- **Exercise instructions**:
Filter out everything except lines holding "with".

- **Source material**:
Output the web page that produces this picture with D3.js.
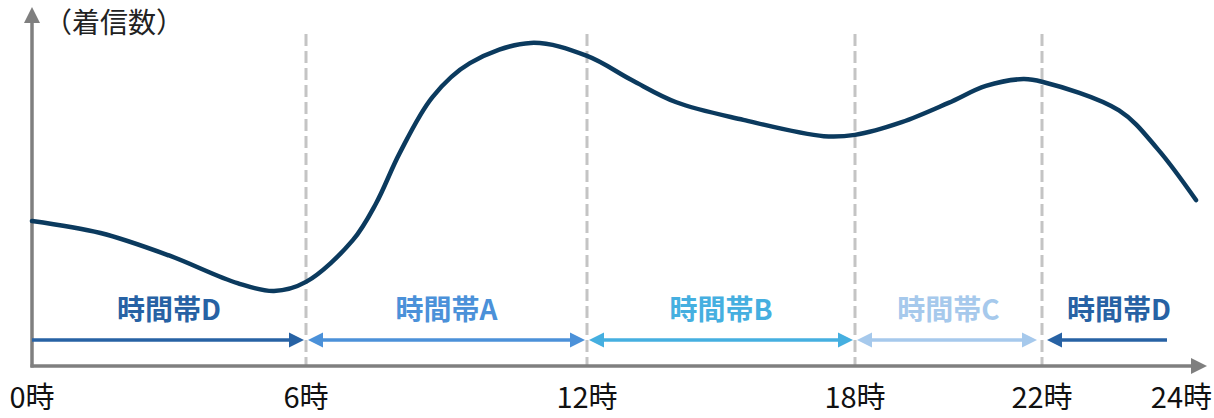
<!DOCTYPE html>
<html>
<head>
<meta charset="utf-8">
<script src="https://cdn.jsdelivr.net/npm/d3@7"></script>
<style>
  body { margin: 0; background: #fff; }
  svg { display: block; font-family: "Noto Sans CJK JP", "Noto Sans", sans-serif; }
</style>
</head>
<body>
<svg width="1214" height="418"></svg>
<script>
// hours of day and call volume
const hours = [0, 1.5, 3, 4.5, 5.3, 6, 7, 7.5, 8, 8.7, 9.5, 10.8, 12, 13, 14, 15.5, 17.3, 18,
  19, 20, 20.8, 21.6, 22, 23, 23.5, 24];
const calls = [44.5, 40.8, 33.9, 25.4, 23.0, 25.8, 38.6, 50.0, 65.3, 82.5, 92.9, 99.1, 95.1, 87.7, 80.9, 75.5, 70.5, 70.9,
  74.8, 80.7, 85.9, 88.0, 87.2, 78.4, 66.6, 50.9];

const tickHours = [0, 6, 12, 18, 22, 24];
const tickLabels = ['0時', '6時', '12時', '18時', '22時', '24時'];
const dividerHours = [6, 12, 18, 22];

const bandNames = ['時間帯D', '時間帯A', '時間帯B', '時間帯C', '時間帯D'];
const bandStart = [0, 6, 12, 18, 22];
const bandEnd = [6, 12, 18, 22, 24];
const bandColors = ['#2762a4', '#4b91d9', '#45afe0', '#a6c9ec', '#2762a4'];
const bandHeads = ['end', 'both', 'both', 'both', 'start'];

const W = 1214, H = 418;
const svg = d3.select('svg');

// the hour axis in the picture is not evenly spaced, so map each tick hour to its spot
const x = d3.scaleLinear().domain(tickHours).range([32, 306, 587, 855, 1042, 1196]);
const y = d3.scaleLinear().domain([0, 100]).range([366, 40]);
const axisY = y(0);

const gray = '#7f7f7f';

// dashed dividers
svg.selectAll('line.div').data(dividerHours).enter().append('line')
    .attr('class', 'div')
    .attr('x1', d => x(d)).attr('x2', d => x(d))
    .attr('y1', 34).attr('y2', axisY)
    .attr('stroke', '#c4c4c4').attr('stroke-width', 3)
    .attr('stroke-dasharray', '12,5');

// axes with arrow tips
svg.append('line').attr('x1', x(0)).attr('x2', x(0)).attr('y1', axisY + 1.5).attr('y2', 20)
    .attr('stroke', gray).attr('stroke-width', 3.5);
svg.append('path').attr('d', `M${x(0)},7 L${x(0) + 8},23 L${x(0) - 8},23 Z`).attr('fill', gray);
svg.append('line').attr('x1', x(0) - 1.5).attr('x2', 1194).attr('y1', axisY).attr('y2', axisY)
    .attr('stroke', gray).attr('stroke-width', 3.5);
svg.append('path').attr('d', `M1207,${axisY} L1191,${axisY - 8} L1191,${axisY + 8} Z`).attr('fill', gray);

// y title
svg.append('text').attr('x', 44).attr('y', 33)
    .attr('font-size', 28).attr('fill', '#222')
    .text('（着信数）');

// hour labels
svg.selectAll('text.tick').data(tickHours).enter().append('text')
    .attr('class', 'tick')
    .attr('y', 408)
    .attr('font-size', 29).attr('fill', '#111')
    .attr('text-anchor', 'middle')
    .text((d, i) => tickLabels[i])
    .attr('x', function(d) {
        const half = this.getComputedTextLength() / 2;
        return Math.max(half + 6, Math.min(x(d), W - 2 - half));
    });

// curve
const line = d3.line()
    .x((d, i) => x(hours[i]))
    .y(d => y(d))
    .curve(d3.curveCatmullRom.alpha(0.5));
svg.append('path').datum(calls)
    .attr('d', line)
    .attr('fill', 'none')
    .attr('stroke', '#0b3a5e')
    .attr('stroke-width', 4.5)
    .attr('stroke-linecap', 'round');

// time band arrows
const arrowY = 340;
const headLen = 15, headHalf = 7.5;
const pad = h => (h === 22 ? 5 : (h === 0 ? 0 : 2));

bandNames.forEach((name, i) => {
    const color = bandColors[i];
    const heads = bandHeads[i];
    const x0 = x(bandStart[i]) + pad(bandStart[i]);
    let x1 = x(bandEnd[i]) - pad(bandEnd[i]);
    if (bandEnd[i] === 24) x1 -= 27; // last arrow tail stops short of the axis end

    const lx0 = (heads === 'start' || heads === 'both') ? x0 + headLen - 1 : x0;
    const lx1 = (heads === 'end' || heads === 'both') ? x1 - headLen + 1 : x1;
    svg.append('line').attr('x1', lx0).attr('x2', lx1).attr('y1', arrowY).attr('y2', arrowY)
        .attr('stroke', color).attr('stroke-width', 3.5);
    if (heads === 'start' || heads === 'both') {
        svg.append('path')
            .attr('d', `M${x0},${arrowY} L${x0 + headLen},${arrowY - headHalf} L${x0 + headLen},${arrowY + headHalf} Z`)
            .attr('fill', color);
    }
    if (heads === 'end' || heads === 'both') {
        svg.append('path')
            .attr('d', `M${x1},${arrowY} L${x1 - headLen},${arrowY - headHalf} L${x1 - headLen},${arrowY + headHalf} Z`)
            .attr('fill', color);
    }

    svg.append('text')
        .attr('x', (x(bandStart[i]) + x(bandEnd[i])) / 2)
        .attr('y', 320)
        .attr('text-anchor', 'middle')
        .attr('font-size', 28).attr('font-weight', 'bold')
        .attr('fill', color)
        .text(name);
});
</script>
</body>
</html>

- **Reply to the exercise**:
Output the web page that produces this picture with D3.js.
// axes with arrow tips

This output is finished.